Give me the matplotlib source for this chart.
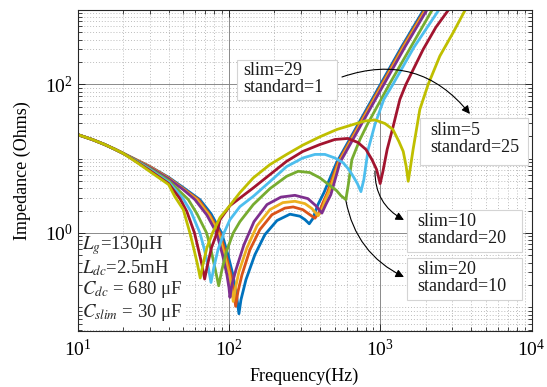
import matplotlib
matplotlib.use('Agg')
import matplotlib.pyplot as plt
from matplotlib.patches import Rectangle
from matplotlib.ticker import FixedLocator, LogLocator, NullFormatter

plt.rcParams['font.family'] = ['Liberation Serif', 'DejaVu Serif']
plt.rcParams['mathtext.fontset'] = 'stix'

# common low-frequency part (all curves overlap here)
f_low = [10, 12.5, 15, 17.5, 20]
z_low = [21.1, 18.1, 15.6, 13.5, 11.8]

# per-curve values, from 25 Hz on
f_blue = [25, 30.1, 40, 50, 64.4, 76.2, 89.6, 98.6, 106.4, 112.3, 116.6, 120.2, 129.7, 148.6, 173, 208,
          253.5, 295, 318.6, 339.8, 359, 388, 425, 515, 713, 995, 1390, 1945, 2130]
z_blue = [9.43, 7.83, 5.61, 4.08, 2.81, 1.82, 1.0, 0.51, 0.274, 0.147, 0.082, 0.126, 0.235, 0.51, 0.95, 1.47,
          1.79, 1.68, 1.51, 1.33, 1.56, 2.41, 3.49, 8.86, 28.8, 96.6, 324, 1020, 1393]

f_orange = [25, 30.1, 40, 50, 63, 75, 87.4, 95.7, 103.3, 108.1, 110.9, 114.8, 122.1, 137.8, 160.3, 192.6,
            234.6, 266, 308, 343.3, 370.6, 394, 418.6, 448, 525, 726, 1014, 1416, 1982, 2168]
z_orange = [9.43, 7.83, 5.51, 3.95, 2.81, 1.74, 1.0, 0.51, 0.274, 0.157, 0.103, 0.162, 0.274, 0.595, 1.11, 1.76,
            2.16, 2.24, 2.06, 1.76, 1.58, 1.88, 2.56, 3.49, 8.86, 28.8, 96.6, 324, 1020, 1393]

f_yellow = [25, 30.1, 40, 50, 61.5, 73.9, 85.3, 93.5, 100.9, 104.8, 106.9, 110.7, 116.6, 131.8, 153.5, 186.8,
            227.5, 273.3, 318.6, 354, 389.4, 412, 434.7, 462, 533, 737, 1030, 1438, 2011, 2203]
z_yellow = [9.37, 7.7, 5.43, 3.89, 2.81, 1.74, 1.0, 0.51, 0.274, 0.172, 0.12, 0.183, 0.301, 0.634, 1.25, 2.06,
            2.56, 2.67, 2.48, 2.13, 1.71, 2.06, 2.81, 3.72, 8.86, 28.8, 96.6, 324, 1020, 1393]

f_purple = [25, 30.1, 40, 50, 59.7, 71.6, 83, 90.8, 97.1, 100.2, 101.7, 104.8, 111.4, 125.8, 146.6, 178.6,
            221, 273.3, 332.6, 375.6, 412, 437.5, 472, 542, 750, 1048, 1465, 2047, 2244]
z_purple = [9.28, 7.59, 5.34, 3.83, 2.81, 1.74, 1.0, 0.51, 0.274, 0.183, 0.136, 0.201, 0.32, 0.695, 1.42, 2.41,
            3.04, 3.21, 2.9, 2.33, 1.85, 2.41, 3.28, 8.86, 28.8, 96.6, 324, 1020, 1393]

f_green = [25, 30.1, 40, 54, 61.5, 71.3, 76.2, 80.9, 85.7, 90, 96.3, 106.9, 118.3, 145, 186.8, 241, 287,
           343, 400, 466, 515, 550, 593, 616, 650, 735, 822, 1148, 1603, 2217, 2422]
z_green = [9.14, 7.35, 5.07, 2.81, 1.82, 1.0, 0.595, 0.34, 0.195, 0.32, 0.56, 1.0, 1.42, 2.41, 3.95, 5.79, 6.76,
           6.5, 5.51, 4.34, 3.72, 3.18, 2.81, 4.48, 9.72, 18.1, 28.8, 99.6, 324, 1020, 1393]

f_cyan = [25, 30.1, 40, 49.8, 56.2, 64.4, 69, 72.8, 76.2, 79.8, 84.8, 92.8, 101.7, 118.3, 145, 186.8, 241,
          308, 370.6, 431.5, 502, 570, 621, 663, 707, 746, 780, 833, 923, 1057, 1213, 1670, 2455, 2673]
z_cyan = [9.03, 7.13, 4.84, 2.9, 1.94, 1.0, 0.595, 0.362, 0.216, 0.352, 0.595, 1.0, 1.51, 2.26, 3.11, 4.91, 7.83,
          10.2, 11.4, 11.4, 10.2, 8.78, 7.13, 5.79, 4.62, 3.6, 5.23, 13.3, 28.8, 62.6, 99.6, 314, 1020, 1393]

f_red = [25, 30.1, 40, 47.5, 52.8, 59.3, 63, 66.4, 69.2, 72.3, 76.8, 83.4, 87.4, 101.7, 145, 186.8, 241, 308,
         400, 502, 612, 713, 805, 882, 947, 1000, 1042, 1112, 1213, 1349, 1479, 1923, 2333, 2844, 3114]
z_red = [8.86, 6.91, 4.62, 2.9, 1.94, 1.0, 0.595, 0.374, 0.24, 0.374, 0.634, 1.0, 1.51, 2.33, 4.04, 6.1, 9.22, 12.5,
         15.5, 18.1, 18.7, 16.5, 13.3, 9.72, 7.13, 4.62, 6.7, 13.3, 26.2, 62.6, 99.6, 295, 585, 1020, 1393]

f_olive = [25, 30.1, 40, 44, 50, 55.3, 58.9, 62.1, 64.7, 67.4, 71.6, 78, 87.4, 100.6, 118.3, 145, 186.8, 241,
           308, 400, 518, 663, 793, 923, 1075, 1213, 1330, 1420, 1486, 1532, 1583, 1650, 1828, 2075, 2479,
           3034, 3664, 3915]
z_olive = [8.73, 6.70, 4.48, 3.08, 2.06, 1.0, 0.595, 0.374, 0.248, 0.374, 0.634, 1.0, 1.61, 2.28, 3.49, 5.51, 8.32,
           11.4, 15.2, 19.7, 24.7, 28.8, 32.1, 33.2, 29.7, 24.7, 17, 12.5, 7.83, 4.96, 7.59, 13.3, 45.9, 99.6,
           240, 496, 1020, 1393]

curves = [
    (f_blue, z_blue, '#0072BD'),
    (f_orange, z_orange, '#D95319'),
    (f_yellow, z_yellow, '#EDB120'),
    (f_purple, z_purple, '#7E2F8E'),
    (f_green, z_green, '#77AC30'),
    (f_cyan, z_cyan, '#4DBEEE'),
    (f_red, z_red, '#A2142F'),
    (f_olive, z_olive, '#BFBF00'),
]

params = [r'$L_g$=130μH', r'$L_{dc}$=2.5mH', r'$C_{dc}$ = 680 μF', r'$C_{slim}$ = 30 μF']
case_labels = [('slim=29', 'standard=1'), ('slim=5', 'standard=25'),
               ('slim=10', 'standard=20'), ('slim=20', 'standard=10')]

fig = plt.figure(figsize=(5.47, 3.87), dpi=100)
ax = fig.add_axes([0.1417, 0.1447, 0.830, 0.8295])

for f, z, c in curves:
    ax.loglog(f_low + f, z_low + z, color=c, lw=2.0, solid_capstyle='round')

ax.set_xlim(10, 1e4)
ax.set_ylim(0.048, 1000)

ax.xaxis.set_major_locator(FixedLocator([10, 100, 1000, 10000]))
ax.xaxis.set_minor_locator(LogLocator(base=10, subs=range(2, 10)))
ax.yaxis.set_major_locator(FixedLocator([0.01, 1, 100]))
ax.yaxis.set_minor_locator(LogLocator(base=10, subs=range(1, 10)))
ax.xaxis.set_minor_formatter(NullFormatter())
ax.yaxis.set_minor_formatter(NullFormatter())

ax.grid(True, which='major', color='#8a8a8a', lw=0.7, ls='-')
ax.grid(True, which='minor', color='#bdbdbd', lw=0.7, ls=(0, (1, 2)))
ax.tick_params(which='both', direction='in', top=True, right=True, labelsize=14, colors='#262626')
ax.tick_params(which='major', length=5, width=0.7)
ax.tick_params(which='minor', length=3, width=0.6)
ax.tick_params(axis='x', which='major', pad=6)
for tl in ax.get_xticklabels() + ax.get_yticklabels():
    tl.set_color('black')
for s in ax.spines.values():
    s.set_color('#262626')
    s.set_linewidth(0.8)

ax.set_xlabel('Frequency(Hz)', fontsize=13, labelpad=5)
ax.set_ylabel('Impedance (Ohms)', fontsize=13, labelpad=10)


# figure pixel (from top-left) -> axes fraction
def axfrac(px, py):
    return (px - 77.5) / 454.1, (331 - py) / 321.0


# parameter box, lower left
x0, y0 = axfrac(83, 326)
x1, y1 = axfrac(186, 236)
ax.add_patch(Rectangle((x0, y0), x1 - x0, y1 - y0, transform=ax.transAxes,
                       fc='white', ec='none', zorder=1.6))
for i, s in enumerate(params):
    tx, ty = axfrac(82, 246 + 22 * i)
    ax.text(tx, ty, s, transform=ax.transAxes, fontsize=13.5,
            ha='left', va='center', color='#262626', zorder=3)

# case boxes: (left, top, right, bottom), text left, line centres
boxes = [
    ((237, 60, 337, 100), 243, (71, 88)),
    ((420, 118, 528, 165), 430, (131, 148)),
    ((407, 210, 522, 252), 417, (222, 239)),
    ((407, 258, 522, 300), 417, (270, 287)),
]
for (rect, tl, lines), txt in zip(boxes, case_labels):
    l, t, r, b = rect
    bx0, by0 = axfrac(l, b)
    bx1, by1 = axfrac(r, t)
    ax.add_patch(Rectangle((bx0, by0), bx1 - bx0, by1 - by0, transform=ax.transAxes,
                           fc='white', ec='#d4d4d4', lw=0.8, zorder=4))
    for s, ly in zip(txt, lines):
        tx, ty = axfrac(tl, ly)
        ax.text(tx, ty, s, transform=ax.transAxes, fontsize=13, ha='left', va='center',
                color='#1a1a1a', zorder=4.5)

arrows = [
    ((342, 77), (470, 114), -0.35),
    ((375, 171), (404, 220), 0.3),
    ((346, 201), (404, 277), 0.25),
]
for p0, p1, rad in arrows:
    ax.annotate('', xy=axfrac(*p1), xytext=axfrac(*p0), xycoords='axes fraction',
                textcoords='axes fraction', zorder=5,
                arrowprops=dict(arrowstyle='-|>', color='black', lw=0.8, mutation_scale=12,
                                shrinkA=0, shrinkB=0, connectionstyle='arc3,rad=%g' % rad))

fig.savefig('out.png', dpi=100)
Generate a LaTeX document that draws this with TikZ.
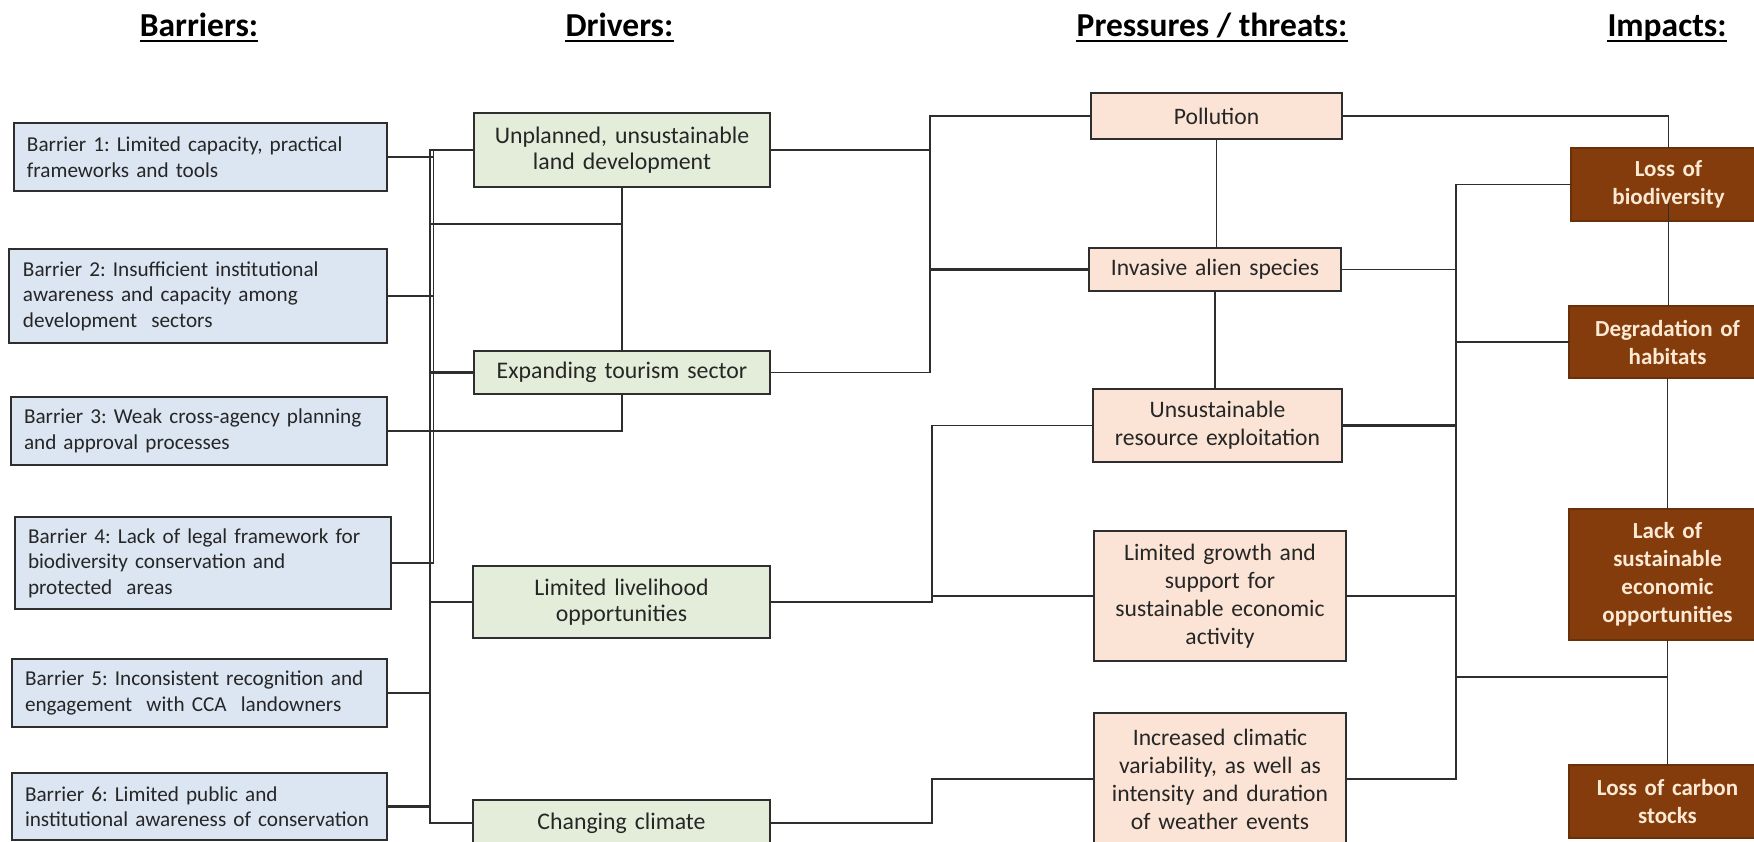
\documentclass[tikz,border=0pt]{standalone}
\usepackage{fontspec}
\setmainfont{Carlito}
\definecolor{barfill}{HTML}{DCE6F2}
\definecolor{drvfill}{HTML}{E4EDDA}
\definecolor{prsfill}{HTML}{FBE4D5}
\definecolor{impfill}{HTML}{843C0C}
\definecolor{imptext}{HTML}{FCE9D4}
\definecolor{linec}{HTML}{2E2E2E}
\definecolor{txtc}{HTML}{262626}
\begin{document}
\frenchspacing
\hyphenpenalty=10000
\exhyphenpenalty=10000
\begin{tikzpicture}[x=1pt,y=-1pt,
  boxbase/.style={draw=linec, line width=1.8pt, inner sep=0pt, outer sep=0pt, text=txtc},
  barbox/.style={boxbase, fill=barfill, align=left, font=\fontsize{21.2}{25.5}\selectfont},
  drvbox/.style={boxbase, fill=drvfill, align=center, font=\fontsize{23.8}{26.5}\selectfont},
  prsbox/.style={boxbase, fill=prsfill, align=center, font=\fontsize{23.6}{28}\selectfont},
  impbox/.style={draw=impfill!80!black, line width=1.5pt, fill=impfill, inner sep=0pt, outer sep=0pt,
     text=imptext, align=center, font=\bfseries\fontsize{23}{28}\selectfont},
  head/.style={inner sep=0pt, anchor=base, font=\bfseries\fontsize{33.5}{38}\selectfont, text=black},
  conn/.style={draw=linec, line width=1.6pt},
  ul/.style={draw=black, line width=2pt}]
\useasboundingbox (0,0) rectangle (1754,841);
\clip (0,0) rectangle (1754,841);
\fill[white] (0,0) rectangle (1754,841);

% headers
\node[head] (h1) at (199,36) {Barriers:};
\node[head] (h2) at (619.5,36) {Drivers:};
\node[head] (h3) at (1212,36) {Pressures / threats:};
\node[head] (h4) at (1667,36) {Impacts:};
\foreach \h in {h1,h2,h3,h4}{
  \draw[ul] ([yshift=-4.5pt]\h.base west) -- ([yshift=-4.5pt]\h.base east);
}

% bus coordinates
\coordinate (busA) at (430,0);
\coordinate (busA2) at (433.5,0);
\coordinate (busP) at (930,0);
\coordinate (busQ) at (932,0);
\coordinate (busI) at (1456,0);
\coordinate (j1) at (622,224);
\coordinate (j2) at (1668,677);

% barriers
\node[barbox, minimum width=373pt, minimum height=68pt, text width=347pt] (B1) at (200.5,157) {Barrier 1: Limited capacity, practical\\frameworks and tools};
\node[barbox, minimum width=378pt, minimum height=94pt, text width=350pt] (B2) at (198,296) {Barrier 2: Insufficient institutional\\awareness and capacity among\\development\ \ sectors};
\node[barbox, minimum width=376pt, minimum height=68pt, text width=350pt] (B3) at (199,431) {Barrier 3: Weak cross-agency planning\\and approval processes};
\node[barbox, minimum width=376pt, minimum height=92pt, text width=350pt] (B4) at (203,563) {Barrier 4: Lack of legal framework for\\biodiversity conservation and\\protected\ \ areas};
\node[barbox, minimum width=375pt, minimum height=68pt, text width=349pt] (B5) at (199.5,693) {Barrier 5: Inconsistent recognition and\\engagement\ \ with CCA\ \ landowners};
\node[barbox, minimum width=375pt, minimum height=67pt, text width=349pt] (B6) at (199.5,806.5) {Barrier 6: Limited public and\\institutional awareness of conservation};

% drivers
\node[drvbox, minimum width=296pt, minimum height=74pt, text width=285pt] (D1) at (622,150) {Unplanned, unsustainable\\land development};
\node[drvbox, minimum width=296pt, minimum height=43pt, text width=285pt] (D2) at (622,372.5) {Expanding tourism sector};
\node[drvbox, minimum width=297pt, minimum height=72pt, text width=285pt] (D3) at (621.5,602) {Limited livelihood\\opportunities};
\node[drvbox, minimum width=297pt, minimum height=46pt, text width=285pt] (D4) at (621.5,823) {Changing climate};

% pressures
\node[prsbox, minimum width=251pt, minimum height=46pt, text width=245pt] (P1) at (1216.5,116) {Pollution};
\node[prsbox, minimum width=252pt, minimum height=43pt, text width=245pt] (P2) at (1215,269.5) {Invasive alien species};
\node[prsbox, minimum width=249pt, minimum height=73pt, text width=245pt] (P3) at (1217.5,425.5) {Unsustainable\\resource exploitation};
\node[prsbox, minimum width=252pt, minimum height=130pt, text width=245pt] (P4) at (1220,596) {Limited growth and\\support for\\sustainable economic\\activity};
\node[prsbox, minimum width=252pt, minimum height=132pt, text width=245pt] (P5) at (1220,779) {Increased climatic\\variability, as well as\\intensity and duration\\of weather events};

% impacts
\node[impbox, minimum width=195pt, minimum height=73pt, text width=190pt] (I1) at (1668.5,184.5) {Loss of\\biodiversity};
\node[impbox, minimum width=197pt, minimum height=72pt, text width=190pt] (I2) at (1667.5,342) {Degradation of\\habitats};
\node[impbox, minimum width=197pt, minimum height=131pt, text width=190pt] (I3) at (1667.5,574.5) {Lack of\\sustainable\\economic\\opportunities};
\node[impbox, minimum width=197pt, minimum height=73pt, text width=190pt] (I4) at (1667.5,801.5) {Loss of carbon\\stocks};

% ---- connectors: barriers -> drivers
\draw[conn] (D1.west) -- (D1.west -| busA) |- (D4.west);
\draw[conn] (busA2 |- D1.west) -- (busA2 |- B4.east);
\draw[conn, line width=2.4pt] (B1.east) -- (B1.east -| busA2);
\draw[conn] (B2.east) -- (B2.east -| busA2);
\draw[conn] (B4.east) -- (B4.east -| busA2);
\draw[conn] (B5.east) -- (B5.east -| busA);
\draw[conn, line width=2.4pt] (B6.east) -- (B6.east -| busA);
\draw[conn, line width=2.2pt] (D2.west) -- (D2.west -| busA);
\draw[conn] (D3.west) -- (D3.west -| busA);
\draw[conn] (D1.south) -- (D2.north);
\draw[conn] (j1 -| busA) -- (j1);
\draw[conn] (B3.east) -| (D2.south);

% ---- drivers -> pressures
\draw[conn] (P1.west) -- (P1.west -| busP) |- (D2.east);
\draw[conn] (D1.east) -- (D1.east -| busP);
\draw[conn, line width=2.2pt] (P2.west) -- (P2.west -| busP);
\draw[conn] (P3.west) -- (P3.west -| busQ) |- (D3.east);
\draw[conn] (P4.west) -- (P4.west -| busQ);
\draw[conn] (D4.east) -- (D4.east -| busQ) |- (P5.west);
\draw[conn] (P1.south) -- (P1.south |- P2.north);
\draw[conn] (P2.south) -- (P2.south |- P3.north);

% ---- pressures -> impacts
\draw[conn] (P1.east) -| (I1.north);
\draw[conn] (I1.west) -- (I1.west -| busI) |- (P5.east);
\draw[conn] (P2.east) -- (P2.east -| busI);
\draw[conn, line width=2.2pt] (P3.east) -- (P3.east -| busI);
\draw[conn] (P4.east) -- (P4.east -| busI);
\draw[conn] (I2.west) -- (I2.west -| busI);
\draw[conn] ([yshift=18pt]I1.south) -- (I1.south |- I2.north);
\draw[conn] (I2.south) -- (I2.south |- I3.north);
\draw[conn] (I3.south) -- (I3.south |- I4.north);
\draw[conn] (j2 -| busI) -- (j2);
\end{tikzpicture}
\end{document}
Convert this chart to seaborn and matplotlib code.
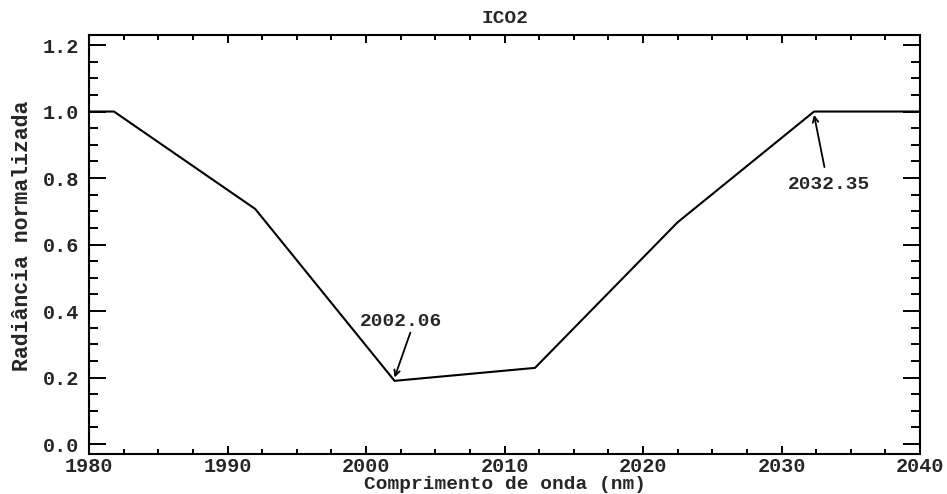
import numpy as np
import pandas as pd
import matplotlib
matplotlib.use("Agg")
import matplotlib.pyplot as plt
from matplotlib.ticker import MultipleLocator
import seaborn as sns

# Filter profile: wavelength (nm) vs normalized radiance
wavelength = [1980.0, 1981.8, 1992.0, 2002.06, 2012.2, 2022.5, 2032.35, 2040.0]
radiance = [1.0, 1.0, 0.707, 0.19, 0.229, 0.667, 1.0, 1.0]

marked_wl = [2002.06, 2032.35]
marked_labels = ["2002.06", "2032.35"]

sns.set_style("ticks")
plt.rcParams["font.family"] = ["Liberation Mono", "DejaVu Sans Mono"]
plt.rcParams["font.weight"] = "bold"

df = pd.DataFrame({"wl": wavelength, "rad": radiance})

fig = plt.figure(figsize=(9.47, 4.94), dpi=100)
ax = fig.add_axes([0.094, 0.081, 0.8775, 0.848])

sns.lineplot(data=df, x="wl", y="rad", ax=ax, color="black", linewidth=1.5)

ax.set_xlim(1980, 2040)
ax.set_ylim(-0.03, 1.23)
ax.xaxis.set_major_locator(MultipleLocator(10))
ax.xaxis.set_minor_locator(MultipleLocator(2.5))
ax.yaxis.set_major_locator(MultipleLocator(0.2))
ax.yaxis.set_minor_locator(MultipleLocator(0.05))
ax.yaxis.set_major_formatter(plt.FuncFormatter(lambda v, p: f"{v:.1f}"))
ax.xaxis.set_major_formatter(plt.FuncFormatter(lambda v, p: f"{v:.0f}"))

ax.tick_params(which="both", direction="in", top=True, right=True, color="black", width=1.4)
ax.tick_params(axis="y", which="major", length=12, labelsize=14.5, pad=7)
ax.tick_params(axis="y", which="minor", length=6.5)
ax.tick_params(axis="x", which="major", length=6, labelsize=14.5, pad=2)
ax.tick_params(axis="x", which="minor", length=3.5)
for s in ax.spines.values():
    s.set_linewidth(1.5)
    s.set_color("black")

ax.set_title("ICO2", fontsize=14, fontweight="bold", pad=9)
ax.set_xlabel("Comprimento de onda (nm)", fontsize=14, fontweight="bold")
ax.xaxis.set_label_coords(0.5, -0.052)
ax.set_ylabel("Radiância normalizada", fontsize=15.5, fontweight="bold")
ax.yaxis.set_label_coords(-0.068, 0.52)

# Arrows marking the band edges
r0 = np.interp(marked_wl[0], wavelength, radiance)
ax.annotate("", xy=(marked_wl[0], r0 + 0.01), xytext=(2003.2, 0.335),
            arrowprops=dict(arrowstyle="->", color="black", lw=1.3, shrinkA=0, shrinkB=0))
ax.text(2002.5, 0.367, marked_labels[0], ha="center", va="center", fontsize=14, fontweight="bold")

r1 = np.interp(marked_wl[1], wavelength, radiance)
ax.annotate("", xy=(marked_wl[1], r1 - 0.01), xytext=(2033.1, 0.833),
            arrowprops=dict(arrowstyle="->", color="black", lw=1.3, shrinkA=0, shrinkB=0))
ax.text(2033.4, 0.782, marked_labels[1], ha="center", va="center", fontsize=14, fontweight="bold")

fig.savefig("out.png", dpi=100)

» **What you are asked to do**
Repeat, with no pictures, each line from the beginning of the data through the line containing "z_low = [21.1, 18.1, 15.6, 13.5, 11.8]", inclusive.

» **Solution for this exercise**
Give me the matplotlib source for this chart.
import matplotlib
matplotlib.use('Agg')
import matplotlib.pyplot as plt
from matplotlib.patches import Rectangle
from matplotlib.ticker import FixedLocator, LogLocator, NullFormatter

plt.rcParams['font.family'] = ['Liberation Serif', 'DejaVu Serif']
plt.rcParams['mathtext.fontset'] = 'stix'

# common low-frequency part (all curves overlap here)
f_low = [10, 12.5, 15, 17.5, 20]
z_low = [21.1, 18.1, 15.6, 13.5, 11.8]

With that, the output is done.